Il n’y a pas de liens formels entre la Plateforme et la présidence, mais lors de l’audience que le président du Faso nous a accordée, il a insisté pour que cela soit fait ; de même qu’avec le ministère afin que les filles qui ont des projets intéressants soient accompagnées par des mécanismes institutionnels. Le président nous a promis d’apporter le soutien nécessaire pour que la prochaine édition soit plus réussie, et qu’il y ait plus de filles que cette fois-ci où il y avait 150 participantes. D’ailleurs, une des recommandations des participantes est de revoir le nombre à la hausse, mais c’est aussi une question de moyens parce qu’il faut les prendre en charge. Avec le ministère de la Femme, nous nous y sommes pris tard, mais même si on n’a pas bénéficié de son financement, la ministre Laure Zongo était là à l’ouverture, et la secrétaire d’Etat chargée des affaires sociales à la clôture. Des techniciens du ministère ont aussi participé aux débats durant le Forum.
Nous pensons aussi que le lien sera durable avec le PNUD après le lancement de son rapport et nous espérons nouer des liens avec d’autres organismes de l’ONU.

D’où viennent les filles qui seront suivies par les Mentors et pourquoi un forum dédié spécialement à elles ?

De plusieurs régions même si cette fois-ci, certaines régions n’ont pas participé parce que l’information n’a pas été suffisamment diffusée. Nous avons supporté l’essentiel de l’organisation même si nous avons bénéficié du soutien de partenaires et de Mentors.
Quant au second volet de votre question, la réponse est simple : nous avons constaté dans le rapport publié par le PNUD que l’Afrique a perdu 6% de son PIB en 2014, c’est-à-dire 105 milliards de dollars parce qu’il y a un gap énorme entre le travail des femmes et celui des hommes. Ce gap influence le développement sur notre continent et il faut changer le leadership au niveau des femmes. Il y a du potentiel chez les femmes mais peu d’opportunités s’offrent à elles de s’exprimer. Nous devons agir sur les couches les plus faibles, c’est-à-dire les femmes.

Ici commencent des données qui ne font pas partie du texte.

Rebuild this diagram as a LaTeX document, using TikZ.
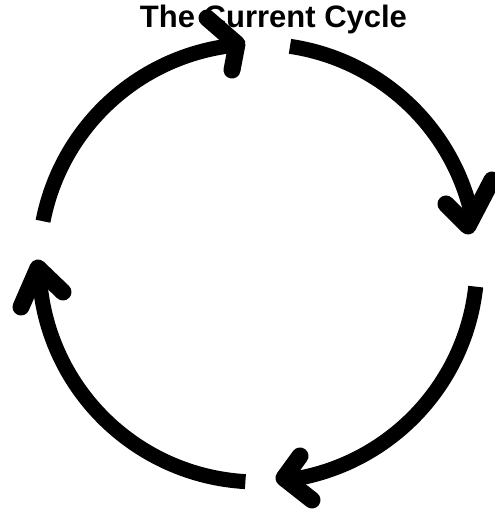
\documentclass[tikz,border=0pt]{standalone}
\usepackage{fontspec}
\setmainfont{Liberation Sans}
\begin{document}
\begin{tikzpicture}[x=1pt,y=1pt,
  shaft/.style={line width=15pt},
  chevron/.style={line width=17pt,line cap=round,line join=round},
  titlestyle/.style={font=\fontsize{31}{36}\selectfont\bfseries,inner sep=0pt,anchor=base}]
\useasboundingbox (0,0) rectangle (495,514);
\fill[white] (0,0) rectangle (495,514);
\coordinate (c) at (258,251);
\node[titlestyle] (title) at (273.5,486) {The Current Cycle};
% chevron points
\coordinate (t1) at (207,496); \coordinate (tv) at (237,470); \coordinate (t2) at (232,444);
\coordinate (r1) at (446,310); \coordinate (rv) at (468,288); \coordinate (r2) at (492,334);
\coordinate (b1) at (300,58);  \coordinate (bv) at (284,36);  \coordinate (b2) at (312,14);
\coordinate (l1) at (21,207);  \coordinate (lv) at (38,246);  \coordinate (l2) at (63,222);
% shafts
\draw[shaft] ([shift={(169:219)}]c) arc[start angle=169,end angle=99,radius=219] -- (tv);
\draw[shaft] ([shift={(81.6:219)}]c) arc[start angle=81.6,end angle=14,radius=219] -- (rv);
\draw[shaft] ([shift={(-6.2:219)}]c) arc[start angle=-6.2,end angle=-79,radius=219] -- (bv);
\draw[shaft] ([shift={(266.7:219)}]c) arc[start angle=266.7,end angle=185,radius=219] -- (lv);
% heads
\draw[chevron] (t1) -- (tv) -- (t2);
\draw[chevron] (r1) -- (rv) -- (r2);
\draw[chevron] (b1) -- (bv) -- (b2);
\draw[chevron] (l1) -- (lv) -- (l2);
\end{tikzpicture}
\end{document}
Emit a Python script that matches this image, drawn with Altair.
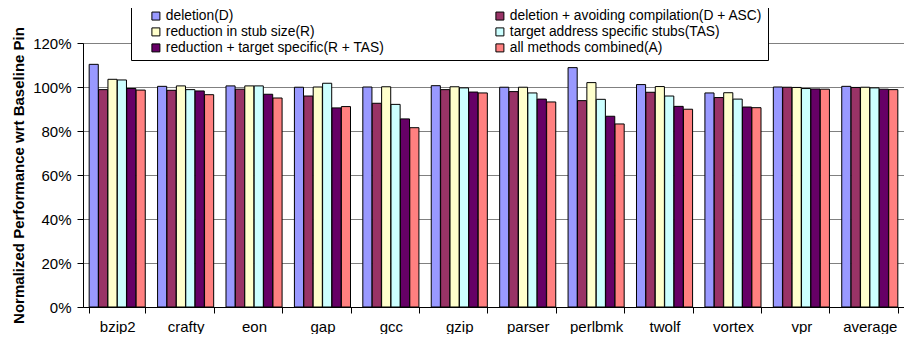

Quelles sont les prochaines actions de la Plateforme ?

Dans l’immédiat, c’est le programme du Mentorat qui va se poursuivre et bientôt, on aura des échanges sur le développement durable et la place des jeunes dans ce combat. Le PNDES qui a été adopté prend en compte les Objectifs du développement durable (ODD) et accord une place aux jeunes. Il est donc essentiel que les jeunes s’y intéressent et apportent leurs contributions à la réussite de ce Plan.
Bientôt, nous allons lancer un incubateur qui va accompagner le mouvement associatif où il y a beaucoup d’acteurs, mais peu de résultats. L’incubation sociale n’est pas assez comprise alors que ce secteur emploie beaucoup de jeunes, et la dimension association n’exclut pas la création de richesses. Ce que nous souhaitons, c’est que les associations ne soient pas là à attendre des financements, mais qu’elles créent, produisent de la richesse non seulement pour leur fonctionnement, mais aussi pour créer de la valeur ajoutée à leurs activités.